High Expectations

[written in Baltimore, MD, while teaching English at a Baltimore City Public High School]

I have high expectations for my students. So high. I don’t care how far behind their reading level is or how many writing skills they lack; they need to do whatever it takes to meet my expectations. Because I know they can do it. Because they need to see that they can do it. Because, in order to avoid a life struggling or hustling or behind bars, in order to live the lives of fulfillment and achievement that they deserve, they need to read and write–well. That means focus. Determination. Faith.

But sometimes I wonder if they think I’m asking them to perform miracles.
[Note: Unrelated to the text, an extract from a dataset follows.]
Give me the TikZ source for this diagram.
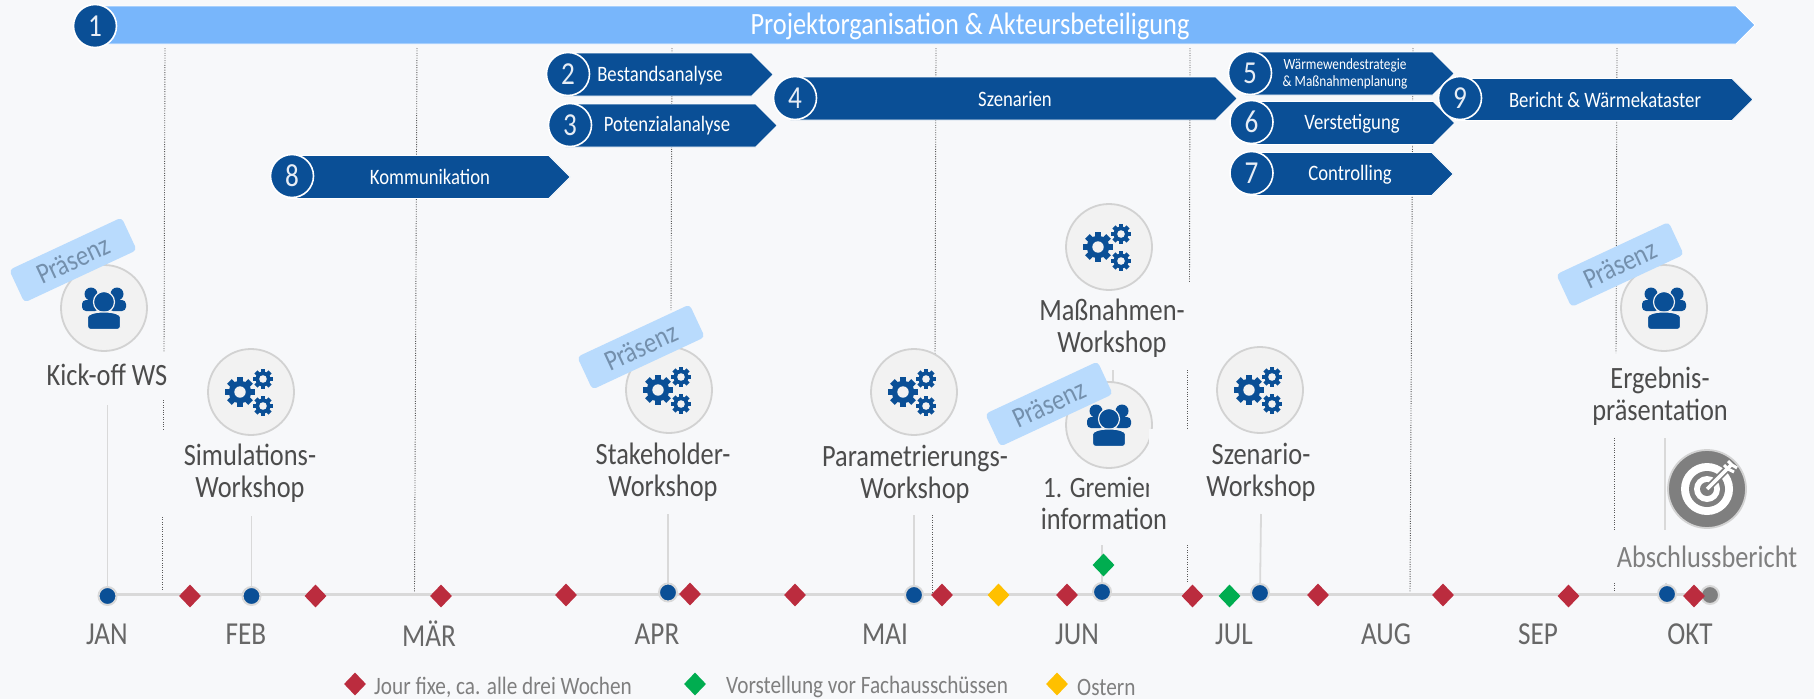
\documentclass[tikz,border=0pt]{standalone}
\usepackage{fontspec}
\setmainfont[FakeStretch=0.85]{Carlito}
\usepackage{tikz}
\usetikzlibrary{shapes.geometric,shapes.symbols}

\definecolor{cBack}{HTML}{F7F8FA}
\definecolor{cDark}{HTML}{0A4F96}
\definecolor{cLight}{HTML}{78B6FB}
\definecolor{cTag}{HTML}{B9DBFD}
\definecolor{cTagText}{HTML}{7490AD}
\definecolor{cRed}{HTML}{BB2C3E}
\definecolor{cGreen}{HTML}{00AD50}
\definecolor{cYellow}{HTML}{FFC000}
\definecolor{cDisc}{HTML}{F2F2F2}
\definecolor{cRing}{HTML}{D2D2D2}
\definecolor{cLine}{HTML}{D9D9D9}
\definecolor{cGrey}{HTML}{7F7F7F}
\definecolor{cText}{HTML}{4C4C4C}

\tikzset{
	gearshape/.pic = {
		\foreach \a in {0,45,...,315}
			\fill [cDark, rotate = \a] (-0.22,0.6) rectangle (0.22,1);
		\fill [cDark] (0,0) circle (0.75);
		\fill [cDisc] (0,0) circle (0.38);
	},
	gearsicon/.pic = {
		\pic [scale = 15] at (-11,0) {gearshape};
		\pic [scale = 10] at (12,-13) {gearshape};
		\pic [scale = 10] at (12,14) {gearshape};
	},
	peopleicon/.pic = {
		\fill [cDark] (-13,-14) circle (6.5);
		\fill [cDark] (13,-14) circle (6.5);
		\fill [cDark, rounded corners = 4] (-22,3) rectangle (-5,-8);
		\fill [cDark, rounded corners = 4] (5,3) rectangle (22,-8);
		\fill [cDark, draw = cDisc, line width = 1.2] (0,-6) circle (10.5);
		\fill [cDark, draw = cDisc, line width = 1.2, rounded corners = 3] (-16.5,21.5) -- (-16.5,12) .. controls (-16.5,6) and (-8,4) .. (0,4) .. controls (8,4) and (16.5,6) .. (16.5,12) -- (16.5,21.5) -- cycle;
	},
	targeticon/.pic = {
		\fill [white] (0,0) circle (26);
		\fill [cGrey] (0,0) circle (18);
		\fill [white] (0,0) circle (13);
		\fill [cGrey] (0,0) circle (7);
		\draw [cGrey, line width = 7] (0,0) -- (21,-21);
		\draw [white, line width = 3.5] (0,0) -- (24,-24);
		\draw [white, line width = 3] (17,-24) -- (21,-20) -- (27,-17);
		\draw [white, line width = 3] (21,-28) -- (25,-24) -- (30,-21);
	},
}

\begin{document}
\begin{tikzpicture}
[
	x	= 1pt,	% one unit is one pixel of the sketch
	y	= -1pt,
	barshape/.style	= {shape = signal, signal to = east, signal pointer angle = 90, inner sep = 0, outer sep = 0, draw = white, line width = 0.8, fill = cDark},
	barnumber/.style	= {shape = circle, minimum size = 43, inner sep = 0, draw = white, line width = 1.6, fill = cDark, text = white!90!cDark, font = \fontsize{32}{34}\selectfont},
	bartext/.style	= {text = white, align = center, inner sep = 0, font = \fontsize{22}{24}\selectfont},
	disc/.style	= {shape = circle, minimum size = 86, inner sep = 0, draw = cRing, line width = 1.8, fill = cDisc},
	workshop/.style	= {text = cText, align = center, inner sep = 1, fill = cBack, font = \fontsize{31}{32}\selectfont},
	tagbox/.style	= {shape = rectangle, rotate = 25, minimum width = 124, minimum height = 36, rounded corners = 4, inner sep = 0, fill = cTag, text = cTagText, font = \fontsize{29}{30}\selectfont},
	month/.style	= {text = cText!85, inner sep = 0, font = \fontsize{32}{33}\selectfont},
	legendtext/.style	= {text = cGrey, anchor = west, inner sep = 0, font = \fontsize{25}{26}\selectfont},
	markdot/.style	= {shape = circle, minimum size = 18, inner sep = 0, draw = cLine, line width = 2, fill = cDark},
	markend/.style	= {markdot, fill = cGrey},
	jourfixe/.style	= {shape = diamond, minimum width = 22, minimum height = 23, inner sep = 0, fill = cRed},
	gremium/.style	= {jourfixe, fill = cGreen},
	ostern/.style	= {jourfixe, fill = cYellow},
	monthline/.style	= {cGrey!70!black, dash pattern = on 1pt off 1.4pt, line width = 0.9},
	stemline/.style	= {cLine, line width = 1.8},
]

{
	\useasboundingbox (0,0) rectangle (1814,699);
	\fill [cBack] (0,0) rectangle (1814,699);

	% month separators
	\foreach \xa/\ya/\xb/\yb in {165/48/164/352, 163.5/400/163.5/430, 162/517/162/590,
		417/48/414.5/592, 672/48/671/310, 668/514/668/592,
		936/48/935/360, 932.6/515/932.6/592,
		1190/48/1189.5/283, 1187/370/1187/428, 1187/545/1187/583,
		1413/48/1410/592,
		1617/48/1616/353, 1614/438/1614/530, 1614/583/1614/592}
		\draw [monthline] (\xa,\ya) -- (\xb,\yb);

	% time line
	\coordinate (sStart) at (107.5,594);
	\coordinate (sEnd) at (1710,594);
	\draw [cLine, line width = 3] (sStart) -- (sEnd);

	% nodes declaration: time line markers
	\node (nDotJan) [markdot] at (107.5,596) {};
	\node (nDotFeb) [markdot] at (251.5,596) {};
	\node (nDotApr) [markdot] at (668,592.5) {};
	\node (nDotMai) [markdot] at (914,595) {};
	\node (nDotJun) [markdot] at (1102,592) {};
	\node (nDotJul) [markdot] at (1260,593) {};
	\node (nDotEnd) [markend] at (1710,595) {};
	\node (nDotOkt) [markdot] at (1667,594) {};

	\coordinate (sJan) at (107.5,405);
	\coordinate (sFeb) at (251.5,516);
	\coordinate (sApr) at (668,514);
	\coordinate (sMai) at (914,515);
	\coordinate (sJun) at (1102,545);
	\coordinate (sJul) at (1261,514);
	\coordinate (sGremien) at (1113,370);
	\coordinate (sOktTop) at (1665,438);
	\coordinate (sOktMid) at (1665,530);
	\coordinate (sOktLow) at (1666,583);

	% edges declaration
	\draw [stemline] (sJan) -- (nDotJan);
	\draw [stemline] (sFeb) -- (nDotFeb);
	\draw [stemline] (sApr) -- (nDotApr);
	\draw [stemline] (sMai) -- (nDotMai);
	\draw [stemline] (sJun) -- (nDotJun);
	\draw [stemline] (sJul) -- (nDotJul);
	\draw [stemline] (sOktTop) -- (sOktMid);
	\draw [stemline] (sOktLow) -- (nDotOkt);

	\node (nJourOne) [jourfixe] at (190,596) {};
	\node (nJourTwo) [jourfixe] at (315.5,596) {};
	\node (nJourThree) [jourfixe] at (441,596) {};
	\node (nJourFour) [jourfixe] at (566,595) {};
	\node (nJourFive) [jourfixe] at (690,594) {};
	\node (nJourSix) [jourfixe] at (795,595) {};
	\node (nJourSeven) [jourfixe] at (942,595) {};
	\node (nJourEight) [jourfixe] at (1067,595) {};
	\node (nJourNine) [jourfixe] at (1192.5,596) {};
	\node (nJourTen) [jourfixe] at (1318,595) {};
	\node (nJourEleven) [jourfixe] at (1443,595) {};
	\node (nJourTwelve) [jourfixe] at (1568.5,596) {};
	\node (nJourThirteen) [jourfixe] at (1694,596) {};
	\node (nGremOne) [gremium] at (1103.5,565) {};
	\node (nGremTwo) [gremium] at (1229.5,596) {};
	\node (nOstern) [ostern] at (998.5,595) {};

	\draw (107,634) node (nMonJan) [month] {JAN};
	\draw (246,634) node (nMonFeb) [month] {FEB};
	\draw (429,634) node (nMonMar) [month] {MÄR};
	\draw (657,634) node (nMonApr) [month] {APR};
	\draw (885,634) node (nMonMai) [month] {MAI};
	\draw (1077,634) node (nMonJun) [month] {JUN};
	\draw (1234,634) node (nMonJul) [month] {JUL};
	\draw (1386,634) node (nMonAug) [month] {AUG};
	\draw (1538,634) node (nMonSep) [month] {SEP};
	\draw (1690,634) node (nMonOkt) [month] {OKT};

	% phase bars
	\node (nBarOne) [barshape, fill = cLight, minimum width = 1666, minimum height = 38] at (912.5,25) {};
	\node (nBarEight) [barshape, minimum width = 283, minimum height = 43] at (418,177) {};
	\node (nBarTwo) [barshape, minimum width = 210, minimum height = 43] at (657.5,74.5) {};
	\node (nBarThree) [barshape, minimum width = 212, minimum height = 43] at (660.5,125.5) {};
	\node (nBarFour) [barshape, minimum width = 447, minimum height = 43] at (1003,98.5) {};
	\node (nBarFive) [barshape, minimum width = 209, minimum height = 43] at (1339,73.5) {};
	\node (nBarSix) [barshape, minimum width = 208, minimum height = 43] at (1340,123) {};
	\node (nBarSeven) [barshape, minimum width = 207, minimum height = 43] at (1339,174) {};
	\node (nBarNine) [barshape, minimum width = 298, minimum height = 42] at (1593.5,99.5) {};

	\node (nNumOne) [barnumber] at (95,26) {1};
	\node (nNumTwo) [barnumber] at (568,74) {2};
	\node (nNumThree) [barnumber] at (570,125) {3};
	\node (nNumFour) [barnumber] at (795,98) {4};
	\node (nNumFive) [barnumber] at (1250,73) {5};
	\node (nNumSix) [barnumber] at (1251.5,122) {6};
	\node (nNumSeven) [barnumber] at (1251.5,173) {7};
	\node (nNumEight) [barnumber] at (292,176) {8};
	\node (nNumNine) [barnumber] at (1460,98) {9};

	\node (nTextOne) [bartext, font = \fontsize{31}{32}\selectfont] at (970,26) {Projektorganisation \& Akteursbeteiligung};
	\node (nTextTwo) [bartext] at (660,76) {Bestandsanalyse};
	\node (nTextThree) [bartext] at (667,126) {Potenzialanalyse};
	\node (nTextFour) [bartext] at (1015,99.5) {Szenarien};
	\node (nTextFive) [bartext, font = \fontsize{15.6}{16.5}\selectfont] at (1345,74) {Wärmewendestrategie\\\& Maßnahmenplanung};
	\node (nTextSix) [bartext] at (1352,124) {Verstetigung};
	\node (nTextSeven) [bartext] at (1350,175) {Controlling};
	\node (nTextEight) [bartext] at (430,177) {Kommunikation};
	\node (nTextNine) [bartext] at (1605,100) {Bericht \& Wärmekataster};

	% workshops
	\node (nDiscKick) [disc] at (104,308) {};
	\node (nDiscSim) [disc] at (251,392) {};
	\node (nDiscStake) [disc] at (669,390) {};
	\node (nDiscPara) [disc] at (914,392) {};
	\node (nDiscMass) [disc] at (1109,247) {};
	\draw [stemline] (sGremien) -- (1113,400);
	\node (nDiscGrem) [disc] at (1109,425) {};
	\node (nDiscSzen) [disc] at (1260,390) {};
	\node (nDiscErg) [disc] at (1664,308) {};
	\node (nDiscZiel) [disc, minimum size = 78, fill = cGrey] at (1707,489) {};

	\pic at (104,308) {peopleicon};
	\pic at (251,392) {gearsicon};
	\pic at (669,390) {gearsicon};
	\pic at (914,392) {gearsicon};
	\pic at (1109,247) {gearsicon};
	\pic at (1109,425) {peopleicon};
	\pic at (1260,390) {gearsicon};
	\pic at (1664,308) {peopleicon};
	\pic at (1707,489) {targeticon};

	\node (nLabKick) [workshop] at (107,375) {Kick-off WS};
	\node (nLabSim) [workshop] at (250,473) {Simulations-\\Workshop};
	\node (nLabStake) [workshop] at (663,472) {Stakeholder-\\Workshop};
	\node (nLabPara) [workshop] at (915,474) {Parametrierungs-\\Workshop};
	\node (nLabMass) [workshop] at (1112,328) {Maßnahmen-\\Workshop};
	\node (nLabGremOne) [workshop, fill = none, anchor = west, font = \fontsize{29.5}{32}\selectfont] at (1042,487) {1. Gremien};
	\fill [cBack] (1149,429) rectangle (1175,505);
	\node (nLabGremTwo) [workshop, fill = none] at (1104,519) {information};
	\node (nLabSzen) [workshop] at (1261,472) {Szenario-\\Workshop};
	\node (nLabErg) [workshop] at (1660,396) {Ergebnis-\\präsentation};
	\node (nLabZiel) [workshop, text = cGrey] at (1707,557) {Abschlussbericht};

	\node (nTagKick) [tagbox] at (73,260) {Präsenz};
	\node (nTagStake) [tagbox] at (641,347) {Präsenz};
	\node (nTagGrem) [tagbox] at (1049,404) {Präsenz};
	\node (nTagErg) [tagbox] at (1620,264.5) {Präsenz};

	% legend
	\node (nLegJour) [jourfixe] at (355,684) {};
	\node (nLegGrem) [gremium] at (695,684) {};
	\node (nLegOst) [ostern] at (1057,684) {};
	\node (nLegJourText) [legendtext] at (374,687) {Jour fixe, ca. alle drei Wochen};
	\node (nLegGremText) [legendtext] at (726,687) {Vorstellung vor Fachausschüssen};
	\node (nLegOstText) [legendtext] at (1077,687) {Ostern};
}

\end{tikzpicture}
\end{document}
It’s not just that I ask them to juggle the responsibilities of kids raising kids, the heartbreak of lost mothersfathersbrotherssistersfriends, the demands of a low-income household and the standard desires and distractions of adolescence in addition to my expectations. It’s that even the building in which I ask them to make this commitment is infected with the malice and malignancy of the streets. A fight after lunch today ended only after police maced the fist-wielding students. Ambulances took seriously injured students to the hospital. While I knew before I started this job that this was their reality, the incessant reminders of how incredibly hard life is for my students can literally bring me to tears.

So tonight, I cry. But tomorrow I will walk through those doors with my same high expectations. I just pray my students walk through those doors safe and healthy so that one day they can leave this place–prepared and poised to live the life I’m dreaming for them.